JSRと近畿大学、研究施設「機能材料リサーチセンター」を建設
JSRと近畿大学、研究施設「機能材料リサーチセンター」を建設
-先端材料の開発に向け基礎研究を充実-
JSR株式会社(社長:吉田淑則、本社:東京都中央区)と近畿大学(理事長:世耕弘昭、本部:大阪府東大阪市)は、産学協同の研究機関「近畿大学分子工学研究所-JSR機能材料リサーチセンター」を同大学産業理工学部キャンパス(福岡県飯塚市)内に建設し、共同で運営していくことになりました。同大学分子工学研究所の遠藤剛所長・教授(東京工業大学名誉教授)をセンター長として、JSRの先端材料の開発に向けて基礎研究の充実を目指します。
同リサーチセンターは本年3月末に竣工予定で、4月から本格的に稼働する計画です。
1.背 景
JSRは、先進材料を創造する高分子化学メーカーです。
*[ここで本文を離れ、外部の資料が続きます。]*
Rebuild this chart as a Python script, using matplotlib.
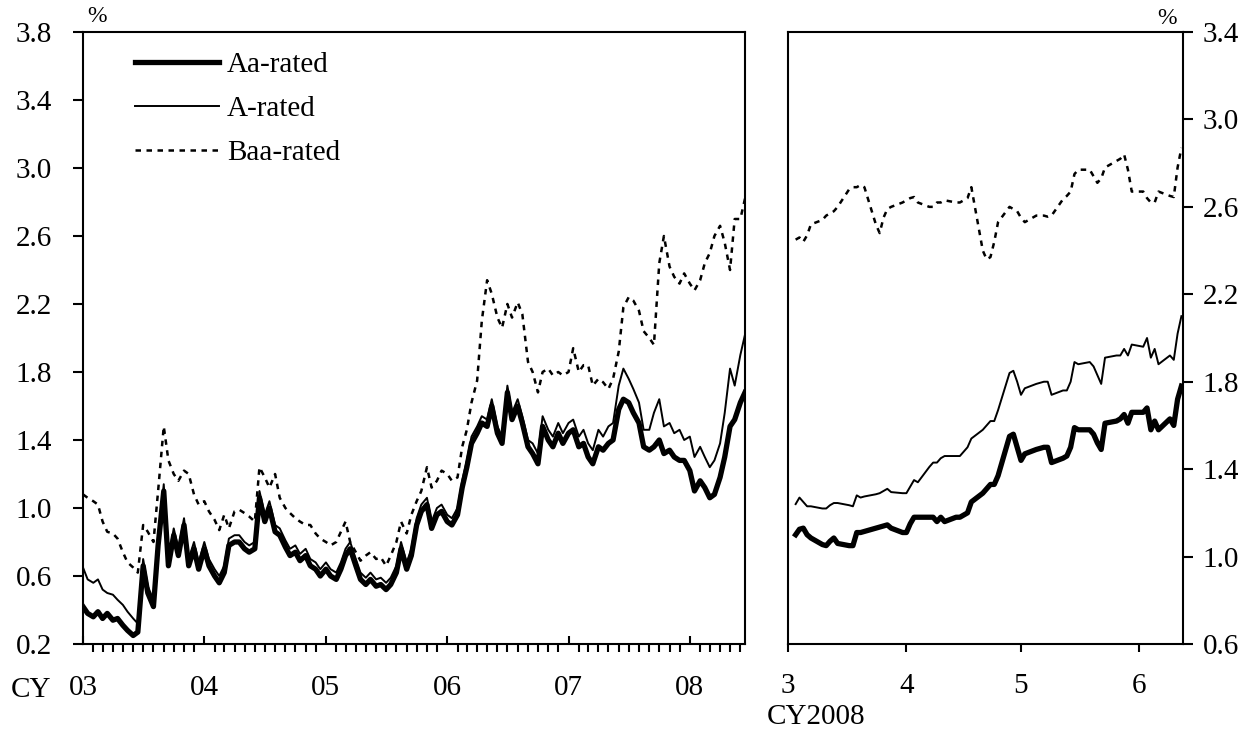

高分子材料技術をベースとして、合成ゴムなどの石油化学系事業から、半導体や液晶ディスプレイ等に使用される最先端の情報電子材料事業までグローバルに事業展開しています。2007年12月に創立50周年を迎えることを機に、高分子材料技術をベースとした新規材料開発のための基礎研究および次世代事業の核となる技術シーズ探索の強化・拡充を目指し、近畿大学との産学連携事業を運営することにしました。
近畿大学は、学問・実際一如の有機的教育の徹底を建学の精神として掲げ、社会に役立つ学問を教授する実学志向を貫いてまいりました。11学部のうち7学部が理系、そのうち4学部が理工学系の学部を設置しています。このため産業界との協力は不可欠で、国内はもとより世界的な化学企業・JSRとのリサーチセンター建設は近畿大学の研究・教育の進展に大いに期待できるところです。2000年にはドイツの化学メーカー・ヘンケル社とのリサーチセンターも分子工学研究所に開設しています。
2.意 義
JSRは、機能材料リサーチセンターが設置されることにより、高度な高分子材料の基礎研究を継続して推進できる環境が整います。また、JSRの製品開発につながる研究テーマを設定し、研究成果を事業に活用することができます。さらに同センターを通じて、JSRの研究者と国内外の研究者、研究機関との交流を進めることで、世界最先端の技術動向を把握することができます。
近畿大学は、最先端分野での産学協同により研究成果を迅速かつ効率的に新製品に結びつけるという目標によって学内の研究・教育が活性化することを期待しています。特に学外からの客員研究者および研究員を招聘することは、研究活動のレベルを高めることに繋がり、実業界に深く関連した実践的な研究・教育の機会を提供することが可能になります。
3.近畿大学分子工学研究所-JSR機能材料リサーチセンターの概要
名称 : 近畿大学分子工学研究所―JSR機能材料リサーチセンター
所在地 : 福岡県飯塚市柏の森11-6
近畿大学産業理工学部キャンパス内
センター長 : 遠藤剛(近畿大学分子工学研究所長・教授、東京工業大学名誉教授)
規模 : 地上4階建て(延床面積1,720m2)
実験室9室、テレビ会議室等
稼動開始 : 2007年4月(予定)
4.運営方法
(1) 運営方法
JSRは、建物の建設費、運営費を負担し、本リサーチセンターのプロジェクトに深く関与していきます。
JSRと近畿大学は、JSRの技術シーズの探索を目的に効率的な研究開発を実現するという共通の目標をもって、リサーチセンターを運営します。
当初は数名の博士研究員で研究活動を開始し、将来的には数十人レベルに増員する予定です。
<研究テーマ>
JSRが成長事業と位置づけている「エレクトロニクス」、「環境・エネルギー」及び「メディカル」などの事業領域での製品開発につながる基礎研究に取り組む予定です。
(2)運営費用
・建設費等 :約6億円
・研究運営費 :将来的には、年間数億円のレベルになる見込です。
JSR株式会社
合成ゴムなどの石油化学系事業から半導体用材料、液晶ディスプレイ用材料などの情報電子材料まで幅広い事業を、グローバルに展開している高分子化学メーカー。(本社:東京都中央区)。
2005年度連結売上高:3,381億円、連結従業員数4,576人、1957年創業、東証大証一部。
近畿大学
80年を超える歴史を持つ全国有数の私立総合大学。(本部:大阪府東大阪市)。現在、西日本を中心に11の学部、11の大学院研究科、3つの医学部附属病院、17の附属研究所などを擁する。2004年からは、法科大学院も設置している。学生数(学部、大学院生)30,659人、1925年創立。